According to Wikipedia, the definition of a grande dame, which in French means "great lady" is a
slightly flamboyant woman, prone to extravagant and eccentric fashion, such as feather boas, large hats, and excessive costume jewelry.What a perfect metaphor for the luscious shapes, colors, and scents of peonies. They are my favorite flower of all.
In thinking about how to organize my photos for this post, I decided to arrange them in the loose order in which the flowers opened. But before they open, there are those ants crawling across the flower buds. What are they doing? They are attracted to a nectar secreted by the buds; some speculate that they help the flower unfurl, but that doesn't seem to be the case.
I have one tree peony that produces the most lovely yellow flower, a color which doesn't exist in herbaceous peonies.
"Charlie's White", a tall vigorous plant, is the first herbaceous peony to bloom in my border, and only one of two plants whose names I remember. It's wide open outer petals enclose a mass of finely cut petals, tinged with a bit of yellow.
This deep pink flower has a similar form to Charlie's. These blooms seem excessive, a frothy confection, but there's also something about them that does not allow ridicule. They are also stately.

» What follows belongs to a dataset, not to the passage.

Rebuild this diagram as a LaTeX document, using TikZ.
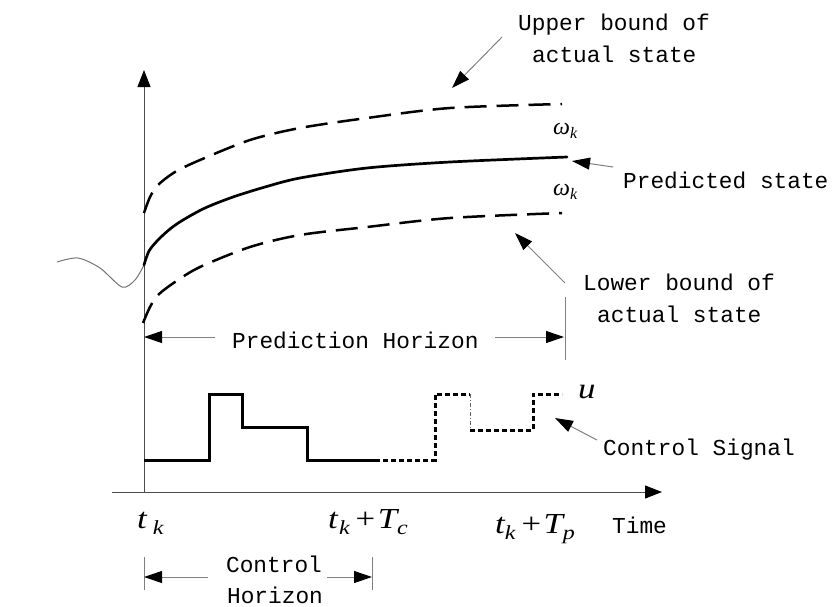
\documentclass[tikz,border=0pt]{standalone}
\usepackage{fix-cm}
\usepackage{graphicx}
\usepackage{fontspec}
\newfontfamily\monofont{Liberation Mono}
\newfontfamily\tnr{Liberation Serif}
\usetikzlibrary{arrows.meta}
\newcommand\sbs[1]{\raisebox{-6.5pt}{\fontsize{20}{22}\selectfont #1}}
\newcommand\wid[1]{\scalebox{1.2}[1]{#1}}
\tikzset{
  axisline/.style={draw=black!70, line width=1pt, -{Triangle[length=17pt,width=13pt,color=black]}},
  predcurve/.style={line width=2.7pt, line cap=round},
  boundcurve/.style={line width=2.5pt, dash pattern=on 22pt off 10pt},
  sig/.style={line width=3pt, line join=miter},
  sigdot/.style={line width=3pt, dash pattern=on 5pt off 3pt},
  pointer/.style={draw=black!50, line width=1pt, -{Triangle[length=18pt,width=12pt,color=black]}},
  tickline/.style={draw=black!50, line width=1pt},
  txt/.style={font=\monofont\fontsize{22.8}{26}\selectfont, inner sep=0pt, anchor=base west},
  mathlbl/.style={font=\tnr\itshape\fontsize{29}{32}\selectfont, inner sep=0pt, anchor=base west},
  omg/.style={font=\tnr\itshape\fontsize{24}{27}\selectfont, inner sep=0pt, anchor=base west},
}
\begin{document}
\begin{tikzpicture}[x=1pt,y=-1pt]
\useasboundingbox (0,0) rectangle (833,606);
% axes
\coordinate (o) at (144,492);
\coordinate (ytop) at (144,70);
\coordinate (xl) at (112,492);
\coordinate (xr) at (662,492);
\draw[axisline] (o) -- (ytop);
\draw[axisline] (xl) -- (xr);
% past wave
\draw[black!55, line width=1pt] plot[smooth] coordinates {(57,262) (78,258) (100,268) (122,287) (135,280) (144,265)};
% predicted state
\draw[predcurve] plot[smooth] coordinates {(144,265) (149,251) (158,240) (170,229) (183,220) (205,208) (233,197) (265,187) (300,178) (367,168) (450,162) (567,157)};
% upper bound
\draw[boundcurve] plot[smooth] coordinates {(144,213) (150,197) (158,185) (175,172) (200,160) (250,140) (300,128) (367,118) (450,108) (562,104)};
% lower bound
\draw[boundcurve] plot[smooth] coordinates {(143,323) (150,307) (158,295) (175,282) (200,267) (250,247) (300,235) (367,227) (450,218) (562,213)};
% omega labels
\node[omg] (w1) at (553,134) {ω\raisebox{-4pt}{\fontsize{16}{18}\selectfont k}};
\node[omg] (w2) at (553,195) {ω\raisebox{-4pt}{\fontsize{16}{18}\selectfont k}};
% texts
\node[txt] (up1) at (518,30) {Upper bound of};
\node[txt] (up2) at (532,62) {actual state};
\node[txt] (pred) at (623,188) {Predicted state};
\node[txt] (lo1) at (583,290) {Lower bound of};
\node[txt] (lo2) at (597,322) {actual state};
\node[txt] (ph) at (232,348) {Prediction Horizon};
\node[txt] (cs) at (603,455) {Control Signal};
\node[txt] (time) at (612,533) {Time};
\node[txt,anchor=base] (ch1) at (274,572) {Control};
\node[txt,anchor=base] (ch2) at (275,603) {Horizon};
% pointers
\coordinate (upA) at (502,37); \coordinate (upB) at (452,88);
\draw[pointer] (upA) -- (upB);
\coordinate (prA) at (613,167); \coordinate (prB) at (572,161);
\draw[pointer] (prA) -- (prB);
\coordinate (loA) at (565,283); \coordinate (loB) at (515,233);
\draw[pointer] (loA) -- (loB);
\coordinate (csA) at (597,440); \coordinate (csB) at (555,418);
\draw[pointer] (csA) -- (csB);
% prediction horizon
\coordinate (phA) at (215,337); \coordinate (phL) at (144,337);
\coordinate (phB) at (495,337); \coordinate (phR) at (564,337);
\draw[pointer] (phA) -- (phL);
\draw[pointer] (phB) -- (phR);
\coordinate (phT1) at (565,297); \coordinate (phT2) at (565,360);
\draw[tickline] (phT1) -- (phT2);
% control signal
\draw[sig] (144,460) -- (209,460) -- (209,394) -- (242,394) -- (242,427) -- (307,427) -- (307,460) -- (375,460);
\draw[sigdot] (375,460) -- (435,460) -- (435,394) -- (470,394);
\draw[black!60, line width=0.7pt, dash pattern=on 4pt off 2pt on 1pt off 2pt] (470,394) -- (470,430);
\draw[sigdot] (470,430) -- (533,430) -- (533,394) -- (562,394);
\node[mathlbl] (u) at (578,398) {\wid{u}};
% time labels
\node[mathlbl] (tk) at (137,528) {\wid{t\hspace{5pt}\sbs{k}}};
\node[mathlbl] (tc) at (328,528) {\wid{t\hspace{1pt}\sbs{k}\hspace{5pt}{\upshape +}\hspace{2pt}T\sbs{c}}};
\node[mathlbl] (tp) at (495,533) {\wid{t\sbs{k}\hspace{5pt}{\upshape +}\hspace{2pt}T\sbs{p}}};
% control horizon
\coordinate (chT1) at (144,557); \coordinate (chT2) at (144,590);
\coordinate (chT3) at (372,557); \coordinate (chT4) at (372,590);
\draw[tickline] (chT1) -- (chT2);
\draw[tickline] (chT3) -- (chT4);
\coordinate (chA) at (208,577); \coordinate (chL) at (144,577);
\coordinate (chB) at (327,577); \coordinate (chR) at (372,577);
\draw[pointer] (chA) -- (chL);
\draw[pointer] (chB) -- (chR);
\end{tikzpicture}
\end{document}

I love this flower, even though it's not scented. The simple row of outer petals open to show a mass of yellow tongued petals (?) I assume that they are a kind of petal, though their form is so unusual.
My other red peony is a carmine double, visited by a bee and a spider while I was photographing it (click to enlarge to see them).
One of the great all time favorite peonies is "Festiva Maxima", which is understandable considering its huge blooms tipped with crimson, and its deep rich scent.
Pale pink and pure white: each of these flowers have masses of irregular soft petals that invite my nose to bury itself in them. It's the sheer abandon of peonies, their lushness, that I adore. They demand admiration and I am happy to give it.